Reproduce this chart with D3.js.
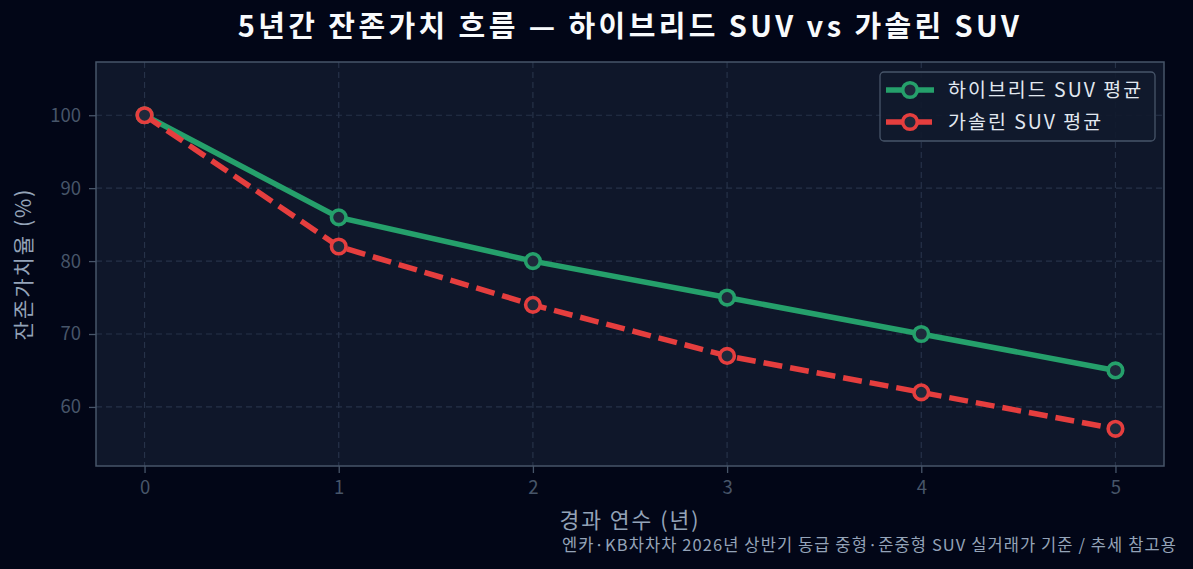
<!DOCTYPE html>
<html>
<head>
<meta charset="utf-8">
<script src="https://cdn.jsdelivr.net/npm/d3@7"></script>
<style>
  html, body { margin: 0; padding: 0; background: #020617; }
  svg { display: block; font-family: "Noto Sans CJK KR", "Noto Sans", sans-serif; }
</style>
</head>
<body>
<svg id="chart" width="1193" height="569"></svg>
<script>
// data
var years = [0, 1, 2, 3, 4, 5];
var hybrid = [100, 86, 80, 75, 70, 65];
var gasoline = [100, 82, 74, 67, 62, 57];
var yTicks = [60, 70, 80, 90, 100];
var seriesNames = ["하이브리드 SUV 평균", "가솔린 SUV 평균"];

var W = 1193, H = 569,
    margin = {left: 96, right: 29, top: 62, bottom: 103};

var svg = d3.select("#chart");

svg.append("rect").attr("width", W).attr("height", H).attr("fill", "#020617");

var x = d3.scaleLinear().domain([-0.25, 5.25]).range([margin.left, W - margin.right]);
var y = d3.scaleLinear().domain([51.9, 107.3]).range([H - margin.bottom, margin.top]);

// plot background
svg.append("rect")
  .attr("x", x.range()[0]).attr("y", y.range()[1])
  .attr("width", x.range()[1] - x.range()[0])
  .attr("height", y.range()[0] - y.range()[1])
  .attr("fill", "#0f172a");

// grid
var grid = svg.append("g").attr("stroke", "#263248").attr("stroke-width", 1.2).attr("stroke-dasharray", "6,4");
grid.selectAll(".gx").data(years).enter().append("line")
  .attr("x1", function(d) { return x(d); }).attr("x2", function(d) { return x(d); })
  .attr("y1", y.range()[1]).attr("y2", y.range()[0]);
grid.selectAll(".gy").data(yTicks).enter().append("line")
  .attr("y1", function(d) { return y(d); }).attr("y2", function(d) { return y(d); })
  .attr("x1", x.range()[0]).attr("x2", x.range()[1]);

// axes
var xAxis = svg.append("g")
  .attr("transform", "translate(0," + (H - margin.bottom) + ")")
  .call(d3.axisBottom(x).tickValues(years).tickSize(7).tickPadding(8).tickFormat(d3.format("d")));
var yAxis = svg.append("g")
  .attr("transform", "translate(" + margin.left + ",0)")
  .call(d3.axisLeft(y).tickValues(yTicks).tickSize(7).tickPadding(8));
[xAxis, yAxis].forEach(function(a) {
  a.select(".domain").remove();
  a.selectAll("line").attr("stroke", "#475569").attr("stroke-width", 1.3);
  a.selectAll("text").attr("fill", "#475569").attr("font-size", 18.5)
    .attr("font-family", "'Noto Sans CJK KR', sans-serif");
});

// frame
svg.append("rect")
  .attr("x", x.range()[0]).attr("y", y.range()[1])
  .attr("width", x.range()[1] - x.range()[0])
  .attr("height", y.range()[0] - y.range()[1])
  .attr("fill", "none").attr("stroke", "#475569").attr("stroke-width", 1.5);

var line = d3.line().x(function(d, i) { return x(years[i]); }).y(function(d) { return y(d); });

var series = [
  {name: seriesNames[0], values: hybrid, color: "#25a06b", dash: null},
  {name: seriesNames[1], values: gasoline, color: "#e53e3e", dash: "19,8"}
];

series.forEach(function(s) {
  svg.append("path")
    .datum(s.values)
    .attr("d", line)
    .attr("fill", "none")
    .attr("stroke", s.color)
    .attr("stroke-width", 5.5)
    .attr("stroke-dasharray", s.dash);
  svg.selectAll(null).data(s.values).enter().append("circle")
    .attr("cx", function(d, i) { return x(years[i]); })
    .attr("cy", function(d) { return y(d); })
    .attr("r", 7.3)
    .attr("fill", "#1e293b")
    .attr("stroke", s.color)
    .attr("stroke-width", 3.6);
});

// legend
var lg = svg.append("g").attr("transform", "translate(880,72)");
lg.append("rect").attr("width", 275).attr("height", 69).attr("rx", 4)
  .attr("fill", "#111a2c").attr("fill-opacity", 0.9)
  .attr("stroke", "#475569").attr("stroke-width", 1.3);
series.forEach(function(s, i) {
  var yy = 18 + i * 32;
  lg.append("line").attr("x1", 6).attr("x2", 54).attr("y1", yy).attr("y2", yy)
    .attr("stroke", s.color).attr("stroke-width", 5.5)
    .attr("stroke-dasharray", s.dash ? "19,8" : null);
  lg.append("circle").attr("cx", 30).attr("cy", yy).attr("r", 7.3)
    .attr("fill", "#1e293b").attr("stroke", s.color).attr("stroke-width", 3.6);
  lg.append("text").attr("x", 68).attr("y", yy).attr("dy", "0.35em")
    .attr("fill", "#e2e8f0").attr("font-size", 19.5).attr("letter-spacing", 2)
    .text(s.name);
});

// title and labels
svg.append("text").attr("x", (x.range()[0] + x.range()[1]) / 2).attr("y", 27)
  .attr("dy", "0.35em").attr("text-anchor", "middle")
  .attr("fill", "#f8fafc").attr("font-size", 29).attr("font-weight", "bold")
  .attr("letter-spacing", 3.4)
  .text("5년간 잔존가치 흐름 — 하이브리드 SUV vs 가솔린 SUV");

svg.append("text").attr("x", (x.range()[0] + x.range()[1]) / 2).attr("y", 520)
  .attr("dy", "0.35em").attr("text-anchor", "middle")
  .attr("fill", "#94a3b8").attr("font-size", 21.5).attr("letter-spacing", 2)
  .text("경과 연수 (년)");

svg.append("text")
  .attr("transform", "translate(24," + ((y.range()[0] + y.range()[1]) / 2) + ") rotate(-90)")
  .attr("dy", "0.35em").attr("text-anchor", "middle")
  .attr("fill", "#94a3b8").attr("font-size", 21).attr("letter-spacing", 2)
  .text("잔존가치율 (%)");

svg.append("text").attr("x", 1177).attr("y", 545)
  .attr("dy", "0.35em").attr("text-anchor", "end")
  .attr("fill", "#94a3b8").attr("font-size", 16.5).attr("letter-spacing", 1.1)
  .text("엔카·KB차차차 2026년 상반기 동급 중형·준중형 SUV 실거래가 기준 / 추세 참고용");
</script>
</body>
</html>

#####

## Job:
Leave out any pictures, please, and quote only the lines from the top of the data through the line that contains "var y = d3.scaleLinear().domain([51.9, 107.3]).range([H".

## Solution to the exercise:
Reproduce this chart with D3.js.
<!DOCTYPE html>
<html>
<head>
<meta charset="utf-8">
<script src="https://cdn.jsdelivr.net/npm/d3@7"></script>
<style>
  html, body { margin: 0; padding: 0; background: #020617; }
  svg { display: block; font-family: "Noto Sans CJK KR", "Noto Sans", sans-serif; }
</style>
</head>
<body>
<svg id="chart" width="1193" height="569"></svg>
<script>
// data
var years = [0, 1, 2, 3, 4, 5];
var hybrid = [100, 86, 80, 75, 70, 65];
var gasoline = [100, 82, 74, 67, 62, 57];
var yTicks = [60, 70, 80, 90, 100];
var seriesNames = ["하이브리드 SUV 평균", "가솔린 SUV 평균"];

var W = 1193, H = 569,
    margin = {left: 96, right: 29, top: 62, bottom: 103};

var svg = d3.select("#chart");

svg.append("rect").attr("width", W).attr("height", H).attr("fill", "#020617");

var x = d3.scaleLinear().domain([-0.25, 5.25]).range([margin.left, W - margin.right]);
var y = d3.scaleLinear().domain([51.9, 107.3]).range([H - margin.bottom, margin.top]);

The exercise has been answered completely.